Stage Coding
So we have vibe coding, coined by Andrej Karpathy (super-smart guy, but my two cents - not really a coding ;). Maybe another kinds of coding should be coined as well. On top of prototyping and maintenance, I’m proposing stage coding. What is it?
Stage Coding
Picture yourself, being on the stage, presenting to a crowd, live-coding. It doesn’t matter whether the code is performant or well-structured, or whether the program even works - you’re conveying an idea to your audience and you want to be as clear and quick as possible. You’re delivering the message at a typing speed, which means that you’re limited by your typing speed (that’s also the cognitive speed of your audience, so you can’t go faster or you lose your audience, and you don’t want that).
In this kind of setup, almost anything goes - annotations, utility functions, quick-and-dirty code blocks that you would be ashamed of under regular circumstances - and that’s okay. The point is to deliver a message, not to produce good code. You’re going to write code once, the audience is going it read it once, and that’s it - when the presentation is over, the code is gone.
Spring is perfect for this case: you can go very far simply by adding an annotation or two (or ten). In this case, the massive annotation processors hidden behind those teeny-weeny annotations (and the ways they can blow up) is not your worry - you’re conveying the message and you’re anyways throwing the code away afterwards.
Prototyping
This goes even further than presentation coding - no-one is looking, so the code can be as ugly as it can get. No-one is going to read the code - you write it, you run it, you test the idea, and then you delete the code and move on.

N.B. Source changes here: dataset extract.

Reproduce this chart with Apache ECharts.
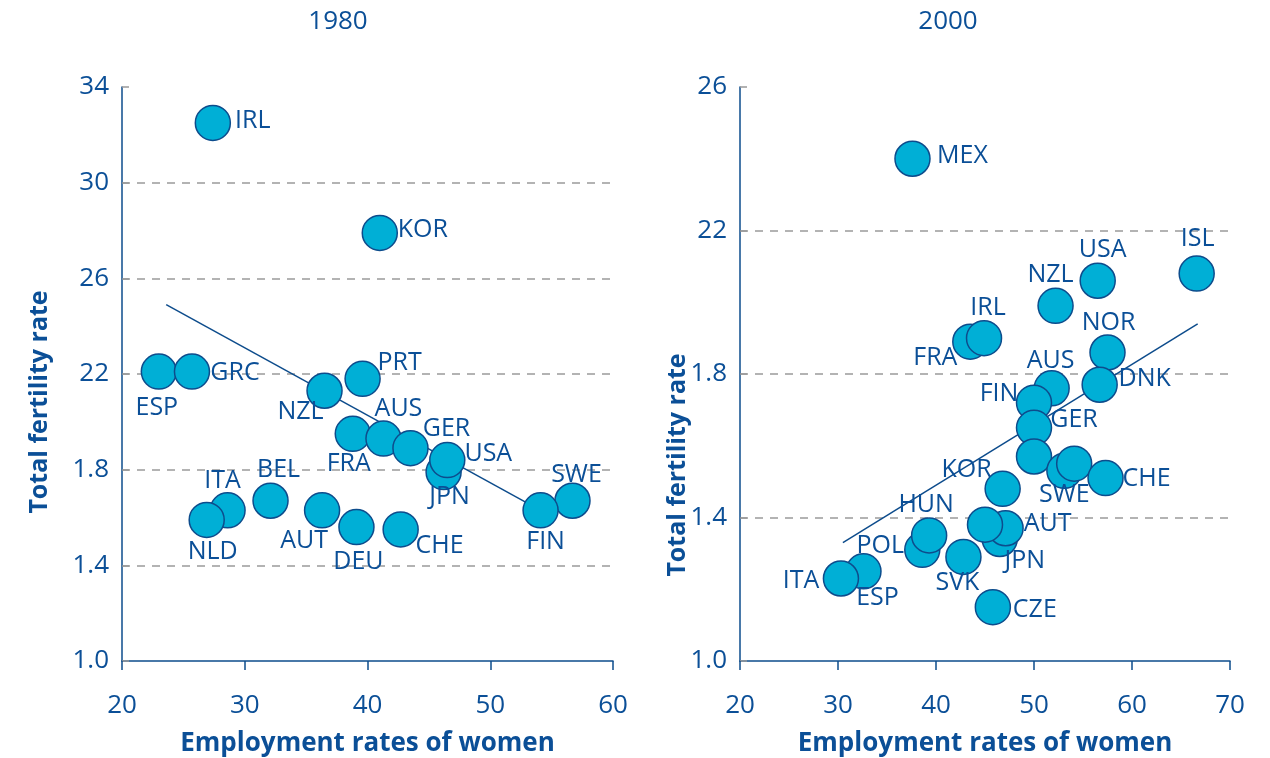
<!DOCTYPE html>
<html>
<head>
<meta charset="utf-8">
<script src="https://cdn.jsdelivr.net/npm/echarts@6/dist/echarts.min.js"></script>
<style>
  html, body { margin: 0; padding: 0; background: #fff; }
  #chart { width: 1270px; height: 758px; }
</style>
</head>
<body>
<div id="chart"></div>
<script>
// 1980 panel
const countries1980 = ['IRL', 'KOR', 'ESP', 'GRC', 'PRT', 'NZL', 'FRA', 'AUS', 'GER', 'JPN', 'USA', 'SWE', 'FIN', 'BEL', 'ITA', 'NLD', 'AUT', 'DEU', 'CHE'];
const emp1980 = [27.4, 41.0, 23.0, 25.7, 39.6, 36.5, 38.8, 41.3, 43.5, 46.2, 46.5, 56.7, 54.1, 32.1, 28.6, 26.9, 36.3, 39.1, 42.7];
const tfr1980 = [3.25, 2.79, 2.21, 2.21, 2.18, 2.13, 1.95, 1.93, 1.89, 1.79, 1.84, 1.67, 1.63, 1.67, 1.63, 1.59, 1.63, 1.56, 1.55];
const trendX1980 = [23.6, 54.1];
const trendY1980 = [2.49, 1.63];
const yTicks1980 = ['1.0', '1.4', '1.8', '22', '26', '30', '34'];

// 2000 panel
const countries2000 = ['MEX', 'ISL', 'USA', 'NZL', 'FRA', 'IRL', 'NOR', 'DNK', 'AUS', 'FIN', 'GER', '', 'SWE', '', 'CHE', 'KOR', 'POL', 'HUN', 'SVK', 'JPN', 'AUT', '', 'CZE', 'ESP', 'ITA'];
const emp2000 = [37.6, 66.6, 56.5, 52.2, 43.5, 44.9, 57.5, 56.7, 51.8, 50.0, 50.0, 50.0, 53.1, 54.1, 57.3, 46.8, 38.6, 39.3, 42.8, 46.5, 47.1, 45.0, 45.8, 32.6, 30.3];
const tfr2000 = [2.40, 2.08, 2.06, 1.99, 1.89, 1.90, 1.86, 1.77, 1.76, 1.72, 1.65, 1.57, 1.53, 1.55, 1.51, 1.48, 1.31, 1.35, 1.29, 1.34, 1.37, 1.38, 1.15, 1.25, 1.23];
const trendX2000 = [30.5, 66.7];
const trendY2000 = [1.33, 1.94];
const yTicks2000 = ['1.0', '1.4', '1.8', '22', '26'];

// label offset from the circle centre, px
const place1980 = {
  IRL: [40, -2], KOR: [43, -3], ESP: [-2, 36], GRC: [43, 1], PRT: [37, -16],
  NZL: [-24, 21], FRA: [-4, 30], AUS: [15, -30], GER: [36, -19], USA: [41, -6],
  JPN: [6, 25], FIN: [5, 32], SWE: [4, -26], BEL: [8, -31], ITA: [-5, -29],
  NLD: [6, 32], AUT: [-18, 31], DEU: [2, 35], CHE: [39, 16]
};
const place2000 = {
  MEX: [50, -3], ISL: [1, -35], USA: [5, -31], NZL: [-5, -31], IRL: [4, -30],
  FRA: [-35, 16], NOR: [1, -30], AUS: [-1, -27], DNK: [45, -6], FIN: [-35, -9],
  GER: [40, -8], SWE: [0, 24], CHE: [41, 1], KOR: [-36, -19], POL: [-42, -4],
  HUN: [-3, -31], SVK: [-6, 26], JPN: [25, 22], AUT: [42, -4], CZE: [42, 3],
  ESP: [14, 27], ITA: [-40, 2]
};

const textBlue = '#0b4f97';
const fillBlue = '#00afd6';
const lineBlue = '#0d4c8c';
const fontFam = '"Open Sans", "Noto Sans", sans-serif';

function points(names, xs, ys, place) {
  return names.map(function (n, i) {
    const p = place[n];
    const item = { name: n, value: [xs[i], ys[i]] };
    if (p) {
      item.label = { show: true, position: 'inside', offset: p };
    } else {
      item.label = { show: false };
    }
    return item;
  });
}

function xAxisOpt(idx, max) {
  return {
    type: 'value', gridIndex: idx, min: 20, max: max, interval: 10,
    name: 'Employment rates of women', nameLocation: 'middle', nameGap: 70,
    nameTextStyle: { color: textBlue, fontSize: 26, fontWeight: 'bold', fontFamily: fontFam },
    axisLine: { lineStyle: { color: lineBlue, width: 1.5 } },
    axisTick: { show: true, length: 9, lineStyle: { color: lineBlue, width: 1.5 } },
    axisLabel: { color: textBlue, fontSize: 26, margin: 32, fontFamily: fontFam },
    splitLine: { show: false }
  };
}

function yAxisOpt(idx, max, ticks) {
  return {
    type: 'value', gridIndex: idx, min: 1.0, max: max, interval: 0.4,
    axisLine: { show: true, lineStyle: { color: lineBlue, width: 1.5 } },
    axisTick: { show: true, inside: true, length: 7, lineStyle: { color: '#999', width: 1.5 } },
    axisLabel: {
      color: textBlue, fontSize: 26, margin: 13, fontFamily: fontFam,
      formatter: function (v) { return ticks[Math.round((v - 1.0) / 0.4)]; }
    },
    splitLine: {
      show: true,
      showMinLine: false,
      showMaxLine: false,
      lineStyle: { color: '#9a9a9a', type: [8, 7], width: 1.5 }
    }
  };
}

function scatterSeries(idx, data) {
  return {
    type: 'scatter', xAxisIndex: idx, yAxisIndex: idx, z: 3,
    symbolSize: 35,
    itemStyle: { color: fillBlue, borderColor: lineBlue, borderWidth: 1.5, opacity: 1 },
    label: { color: textBlue, fontSize: 25, fontFamily: fontFam, formatter: '{b}' },
    emphasis: { disabled: true },
    data: data
  };
}

function trendSeries(idx, xs, ys) {
  return {
    type: 'line', xAxisIndex: idx, yAxisIndex: idx, z: 2,
    symbol: 'none', silent: true,
    lineStyle: { color: lineBlue, width: 1.5 },
    data: xs.map(function (x, i) { return [x, ys[i]]; })
  };
}

const chart = echarts.init(document.getElementById('chart'));
chart.setOption({
  animation: false,
  backgroundColor: '#fff',
  textStyle: { fontFamily: fontFam },
  grid: [
    { left: 122, top: 87, width: 491, height: 574, outerBoundsMode: 'none' },
    { left: 740, top: 87, width: 490, height: 574, outerBoundsMode: 'none' }
  ],
  xAxis: [xAxisOpt(0, 60), xAxisOpt(1, 70)],
  yAxis: [yAxisOpt(0, 3.4, yTicks1980), yAxisOpt(1, 2.6, yTicks2000)],
  graphic: [
    { type: 'text', x: 338, y: 22, style: { text: '1980', fill: textBlue, font: '26px ' + fontFam, align: 'center', verticalAlign: 'middle' } },
    { type: 'text', x: 948, y: 22, style: { text: '2000', fill: textBlue, font: '26px ' + fontFam, align: 'center', verticalAlign: 'middle' } },
    { type: 'text', x: 40, y: 402, rotation: Math.PI / 2, style: { text: 'Total fertility rate', fill: textBlue, font: 'bold 25px ' + fontFam, align: 'center', verticalAlign: 'middle' } },
    { type: 'text', x: 678, y: 465, rotation: Math.PI / 2, style: { text: 'Total fertility rate', fill: textBlue, font: 'bold 25px ' + fontFam, align: 'center', verticalAlign: 'middle' } }
  ],
  series: [
    trendSeries(0, trendX1980, trendY1980),
    scatterSeries(0, points(countries1980, emp1980, tfr1980, place1980)),
    trendSeries(1, trendX2000, trendY2000),
    scatterSeries(1, points(countries2000, emp2000, tfr2000, place2000))
  ]
});
</script>
</body>
</html>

Again, Spring shines here. Quick annotation here and there does the job, and then you throw it away. Job done.
Maintenance
Now the game changes completely. It’s still very important to get the idea through to your colleagues, yes - after all, programming is all about conveying your ideas to your colleagues, and the program actually working is a happy side-effect. However, the speed of writing is no longer that important. You are now free to rewrite parts of the program multiple times, to make the idea clearer. In fact, that’s something you should do, exactly as when writing a book. Many readers will read your book, so you better make those sentences crystal-clear.
I am a firm believer that simplicity and code locality are the two most important things when it comes to writing maintainable code. And this is where annotation processors such as Spring completely fall apart.
Since the annotation itself doesn’t do anything, it needs an annotation processor to do the work. Annotation processor is a class completely unrelated to the annotation itself - annotation is not a function call so you can’t “step in” with your debugger to figure things out. You can’t Control+Click the annotation to learn about the processor. This breaks the “code locality” principle.
On top of that, annotation processors are typically huge, abstract and complex, since they have to support all configurations attached to the annotation. But all that is just a dead weight in your project, since you use but a tiny subset of its functionality. Worse than a dead weight, since the complexity gets in the way once you start debugging it. That breaks the “simplicity” principle.
The conclusion is clear: Spring is a liability when it comes to maintenance.
Don’t drink the Kool-Aid
Beware when a nice funny guy with a cool T-shirt tries to sell you on something on a conference stage. His objectives do not match yours - he’s there to sell himself, then his product, and then possibly some consulting, should you use his product and things go south. Beware of the merchants of complexity, since you are on the other side of the barricade. You’re here to make the app work and fix bugs quickly; the merchant of complexity is here to sell help to you, once you buy into complexity and it explodes in your face and you need help quickly.
Of course, if a tool increases your maintenance productivity, it’s definitely worth paying for. Exercise caution: not everything that shines is gold.
Spring looks so shiny and lovely on a fancy conference stage, but yours is the maintenance game: and these stages are very far apart.